Transcribe the records below from the first line to the line that includes "const seriesNames = ['ROC', 'ROC", inclusive, and omit the pictures.
[Begin RECORDS FOR PROCESSING]
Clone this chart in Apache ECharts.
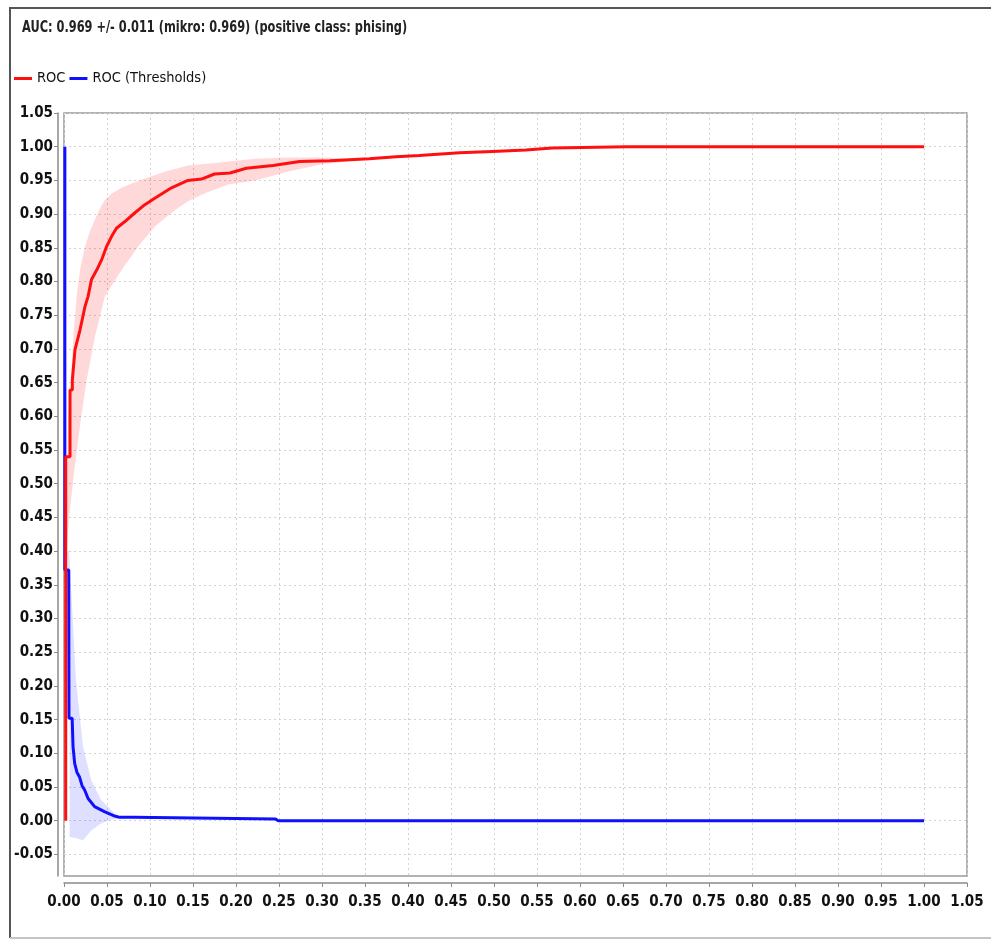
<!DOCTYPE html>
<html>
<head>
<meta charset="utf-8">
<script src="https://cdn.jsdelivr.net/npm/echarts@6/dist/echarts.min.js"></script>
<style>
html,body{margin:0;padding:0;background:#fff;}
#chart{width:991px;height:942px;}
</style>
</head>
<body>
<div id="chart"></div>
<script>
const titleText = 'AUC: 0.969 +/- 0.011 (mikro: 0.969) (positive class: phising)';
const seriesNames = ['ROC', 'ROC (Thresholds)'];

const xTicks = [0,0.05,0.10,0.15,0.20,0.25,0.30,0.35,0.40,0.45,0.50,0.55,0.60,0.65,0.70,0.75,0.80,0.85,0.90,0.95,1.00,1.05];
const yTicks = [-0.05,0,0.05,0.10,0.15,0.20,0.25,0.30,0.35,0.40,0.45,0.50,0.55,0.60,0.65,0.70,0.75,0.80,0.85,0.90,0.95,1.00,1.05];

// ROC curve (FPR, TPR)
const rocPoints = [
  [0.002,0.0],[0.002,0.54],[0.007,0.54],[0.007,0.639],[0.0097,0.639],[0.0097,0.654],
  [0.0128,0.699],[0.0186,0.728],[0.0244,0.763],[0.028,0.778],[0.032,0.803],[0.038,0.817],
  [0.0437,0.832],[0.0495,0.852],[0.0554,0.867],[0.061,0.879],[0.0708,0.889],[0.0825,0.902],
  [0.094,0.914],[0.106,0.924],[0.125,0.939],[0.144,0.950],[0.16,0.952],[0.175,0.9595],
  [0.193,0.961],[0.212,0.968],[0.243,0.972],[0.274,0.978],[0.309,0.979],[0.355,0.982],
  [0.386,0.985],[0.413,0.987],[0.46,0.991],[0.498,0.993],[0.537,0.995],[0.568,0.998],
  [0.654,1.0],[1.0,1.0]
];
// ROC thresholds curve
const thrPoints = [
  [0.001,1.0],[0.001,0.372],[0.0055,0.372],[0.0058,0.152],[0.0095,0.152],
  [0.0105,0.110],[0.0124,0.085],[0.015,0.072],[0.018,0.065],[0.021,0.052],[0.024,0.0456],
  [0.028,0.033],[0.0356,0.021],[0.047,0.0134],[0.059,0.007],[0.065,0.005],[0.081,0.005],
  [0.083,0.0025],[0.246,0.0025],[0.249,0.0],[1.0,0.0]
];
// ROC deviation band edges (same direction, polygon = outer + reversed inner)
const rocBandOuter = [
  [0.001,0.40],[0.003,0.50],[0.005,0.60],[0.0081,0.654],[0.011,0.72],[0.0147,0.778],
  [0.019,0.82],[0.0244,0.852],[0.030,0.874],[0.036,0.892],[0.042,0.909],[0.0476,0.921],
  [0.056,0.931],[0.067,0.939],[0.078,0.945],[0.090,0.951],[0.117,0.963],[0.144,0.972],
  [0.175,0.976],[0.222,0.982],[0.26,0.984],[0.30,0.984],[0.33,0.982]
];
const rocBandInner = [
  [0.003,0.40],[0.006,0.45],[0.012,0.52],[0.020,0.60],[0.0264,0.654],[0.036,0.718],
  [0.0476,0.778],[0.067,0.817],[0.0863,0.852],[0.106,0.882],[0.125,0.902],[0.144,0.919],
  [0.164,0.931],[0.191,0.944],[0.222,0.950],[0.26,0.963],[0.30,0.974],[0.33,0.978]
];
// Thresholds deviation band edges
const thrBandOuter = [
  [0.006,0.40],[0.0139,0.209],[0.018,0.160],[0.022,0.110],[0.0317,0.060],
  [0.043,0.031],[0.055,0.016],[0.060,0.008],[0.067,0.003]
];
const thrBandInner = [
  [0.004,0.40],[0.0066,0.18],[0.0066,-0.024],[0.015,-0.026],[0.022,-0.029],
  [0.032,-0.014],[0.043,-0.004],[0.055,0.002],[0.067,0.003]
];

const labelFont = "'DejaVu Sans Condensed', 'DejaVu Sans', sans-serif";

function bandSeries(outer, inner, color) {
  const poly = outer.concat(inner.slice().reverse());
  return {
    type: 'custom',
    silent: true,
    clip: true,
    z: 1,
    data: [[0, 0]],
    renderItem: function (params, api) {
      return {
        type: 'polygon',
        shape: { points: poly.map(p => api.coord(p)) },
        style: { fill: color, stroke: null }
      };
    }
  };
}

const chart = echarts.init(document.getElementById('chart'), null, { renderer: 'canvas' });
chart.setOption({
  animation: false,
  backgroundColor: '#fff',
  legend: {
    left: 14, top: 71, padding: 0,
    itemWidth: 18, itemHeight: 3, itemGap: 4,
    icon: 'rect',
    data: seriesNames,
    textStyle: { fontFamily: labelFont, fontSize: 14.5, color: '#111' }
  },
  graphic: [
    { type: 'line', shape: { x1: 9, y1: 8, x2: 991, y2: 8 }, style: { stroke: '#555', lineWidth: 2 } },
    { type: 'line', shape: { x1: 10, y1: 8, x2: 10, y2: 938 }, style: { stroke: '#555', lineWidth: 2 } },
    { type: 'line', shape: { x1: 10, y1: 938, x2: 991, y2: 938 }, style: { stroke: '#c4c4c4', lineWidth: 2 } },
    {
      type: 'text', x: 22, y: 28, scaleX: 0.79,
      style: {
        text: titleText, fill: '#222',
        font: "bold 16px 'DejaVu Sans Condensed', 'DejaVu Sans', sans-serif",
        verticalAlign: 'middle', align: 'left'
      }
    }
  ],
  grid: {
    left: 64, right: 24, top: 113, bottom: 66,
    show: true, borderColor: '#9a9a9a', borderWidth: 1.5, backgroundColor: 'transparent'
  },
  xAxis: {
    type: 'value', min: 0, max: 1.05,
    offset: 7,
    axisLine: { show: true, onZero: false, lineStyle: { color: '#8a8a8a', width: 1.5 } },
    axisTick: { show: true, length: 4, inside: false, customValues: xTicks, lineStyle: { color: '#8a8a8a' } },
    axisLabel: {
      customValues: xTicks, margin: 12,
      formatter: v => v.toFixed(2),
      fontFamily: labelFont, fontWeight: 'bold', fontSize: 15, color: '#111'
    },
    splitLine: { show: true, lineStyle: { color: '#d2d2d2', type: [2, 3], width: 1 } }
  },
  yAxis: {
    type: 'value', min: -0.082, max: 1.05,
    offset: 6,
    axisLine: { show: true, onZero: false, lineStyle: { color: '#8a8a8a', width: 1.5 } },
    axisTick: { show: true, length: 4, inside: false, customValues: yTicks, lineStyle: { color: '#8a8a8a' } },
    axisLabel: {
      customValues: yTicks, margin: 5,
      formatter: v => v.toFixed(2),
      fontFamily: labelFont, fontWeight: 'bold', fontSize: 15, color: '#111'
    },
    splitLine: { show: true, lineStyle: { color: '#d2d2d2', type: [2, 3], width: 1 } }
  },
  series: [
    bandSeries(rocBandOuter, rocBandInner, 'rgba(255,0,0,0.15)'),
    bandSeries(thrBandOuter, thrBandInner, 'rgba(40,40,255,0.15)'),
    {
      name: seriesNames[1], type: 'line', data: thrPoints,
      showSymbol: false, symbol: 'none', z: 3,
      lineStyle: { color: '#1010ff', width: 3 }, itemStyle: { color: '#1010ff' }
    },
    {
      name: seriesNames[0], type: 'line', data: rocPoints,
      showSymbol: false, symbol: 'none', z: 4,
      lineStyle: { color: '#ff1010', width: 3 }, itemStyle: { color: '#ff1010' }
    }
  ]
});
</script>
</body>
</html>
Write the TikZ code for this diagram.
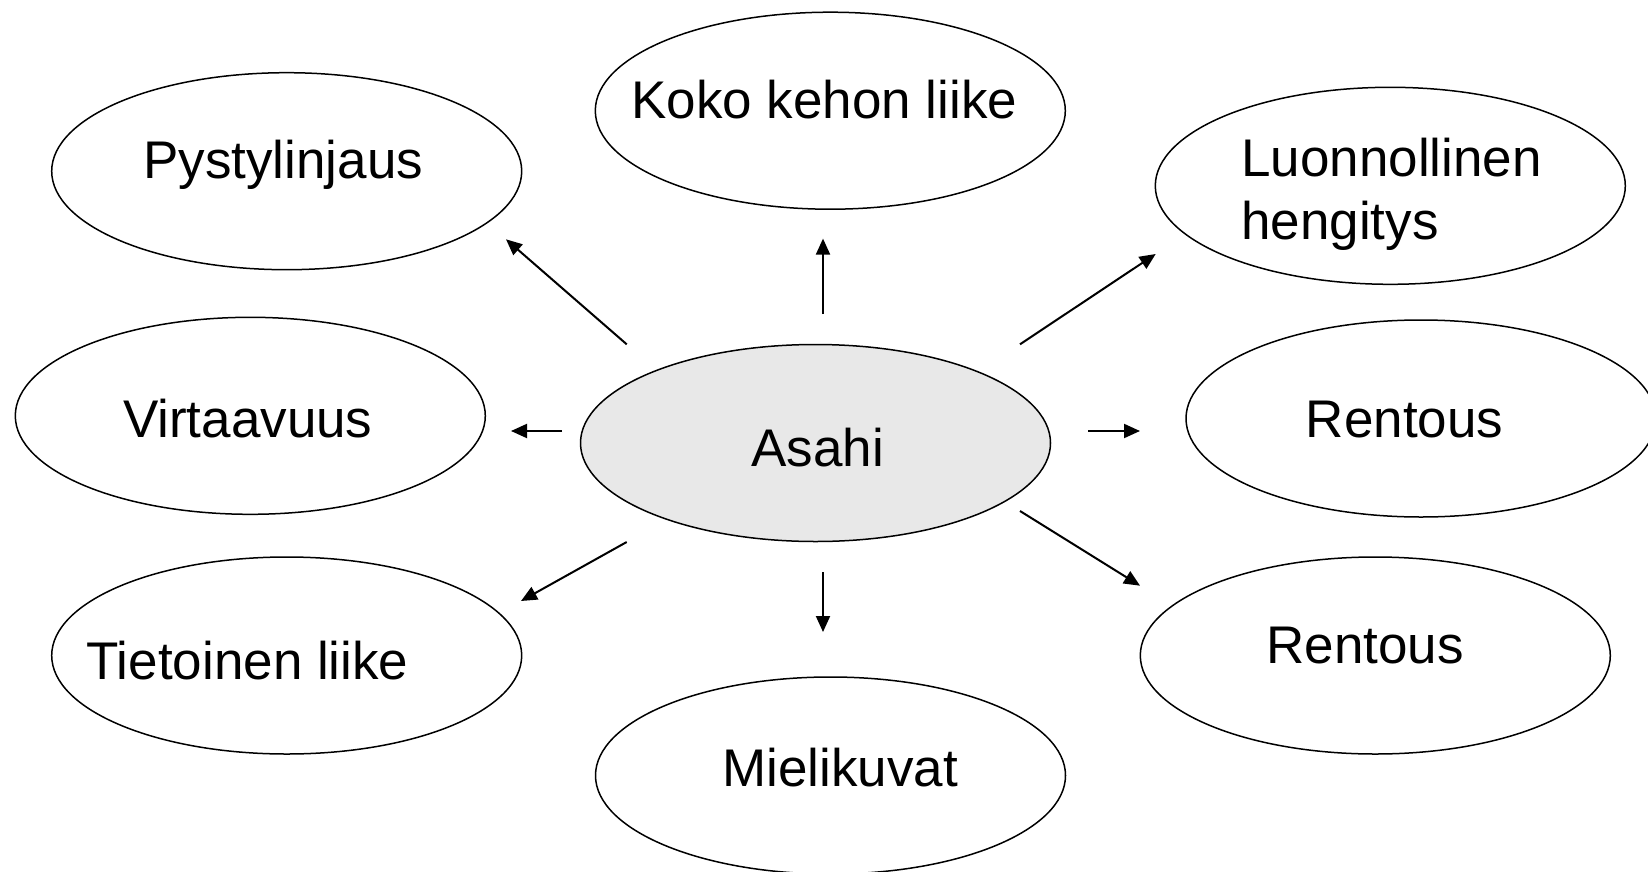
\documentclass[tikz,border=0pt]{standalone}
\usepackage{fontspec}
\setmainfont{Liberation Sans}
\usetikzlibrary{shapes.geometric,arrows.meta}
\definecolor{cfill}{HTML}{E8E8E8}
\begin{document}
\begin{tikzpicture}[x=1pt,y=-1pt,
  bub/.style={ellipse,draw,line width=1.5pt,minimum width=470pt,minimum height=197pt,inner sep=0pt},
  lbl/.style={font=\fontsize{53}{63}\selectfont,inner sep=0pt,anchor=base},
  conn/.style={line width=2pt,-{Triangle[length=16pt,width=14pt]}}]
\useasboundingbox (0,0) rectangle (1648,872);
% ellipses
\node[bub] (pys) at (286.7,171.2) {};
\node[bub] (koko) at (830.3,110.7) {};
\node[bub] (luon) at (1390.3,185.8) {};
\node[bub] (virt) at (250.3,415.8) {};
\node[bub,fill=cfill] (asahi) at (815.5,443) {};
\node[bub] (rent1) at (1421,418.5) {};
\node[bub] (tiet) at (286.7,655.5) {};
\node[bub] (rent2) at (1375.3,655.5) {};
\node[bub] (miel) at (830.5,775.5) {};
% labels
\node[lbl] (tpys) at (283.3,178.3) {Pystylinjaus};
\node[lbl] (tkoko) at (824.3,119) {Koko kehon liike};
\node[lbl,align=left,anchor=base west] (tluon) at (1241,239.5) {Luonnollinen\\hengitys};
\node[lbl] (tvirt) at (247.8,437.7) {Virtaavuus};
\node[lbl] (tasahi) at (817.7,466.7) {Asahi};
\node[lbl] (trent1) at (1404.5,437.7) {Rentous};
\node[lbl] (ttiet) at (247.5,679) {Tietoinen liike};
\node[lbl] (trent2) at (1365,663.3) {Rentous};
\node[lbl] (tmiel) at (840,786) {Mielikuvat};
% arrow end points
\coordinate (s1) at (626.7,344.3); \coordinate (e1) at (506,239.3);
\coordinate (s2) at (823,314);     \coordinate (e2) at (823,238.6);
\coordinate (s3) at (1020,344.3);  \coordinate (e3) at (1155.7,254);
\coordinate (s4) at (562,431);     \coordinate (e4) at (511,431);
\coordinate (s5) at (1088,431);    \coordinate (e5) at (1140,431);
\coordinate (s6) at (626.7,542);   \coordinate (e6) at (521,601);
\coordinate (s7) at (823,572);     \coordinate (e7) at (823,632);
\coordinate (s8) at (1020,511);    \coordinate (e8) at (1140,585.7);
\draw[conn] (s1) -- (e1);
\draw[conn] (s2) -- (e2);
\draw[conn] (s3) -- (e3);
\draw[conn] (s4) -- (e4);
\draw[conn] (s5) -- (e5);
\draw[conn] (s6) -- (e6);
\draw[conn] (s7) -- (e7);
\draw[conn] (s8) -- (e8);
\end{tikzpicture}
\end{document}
[End RECORDS FOR PROCESSING]
__FULL OUTPUT__
Clone this chart in Apache ECharts.
<!DOCTYPE html>
<html>
<head>
<meta charset="utf-8">
<script src="https://cdn.jsdelivr.net/npm/echarts@6/dist/echarts.min.js"></script>
<style>
html,body{margin:0;padding:0;background:#fff;}
#chart{width:991px;height:942px;}
</style>
</head>
<body>
<div id="chart"></div>
<script>
const titleText = 'AUC: 0.969 +/- 0.011 (mikro: 0.969) (positive class: phising)';
const seriesNames = ['ROC', 'ROC (Thresholds)'];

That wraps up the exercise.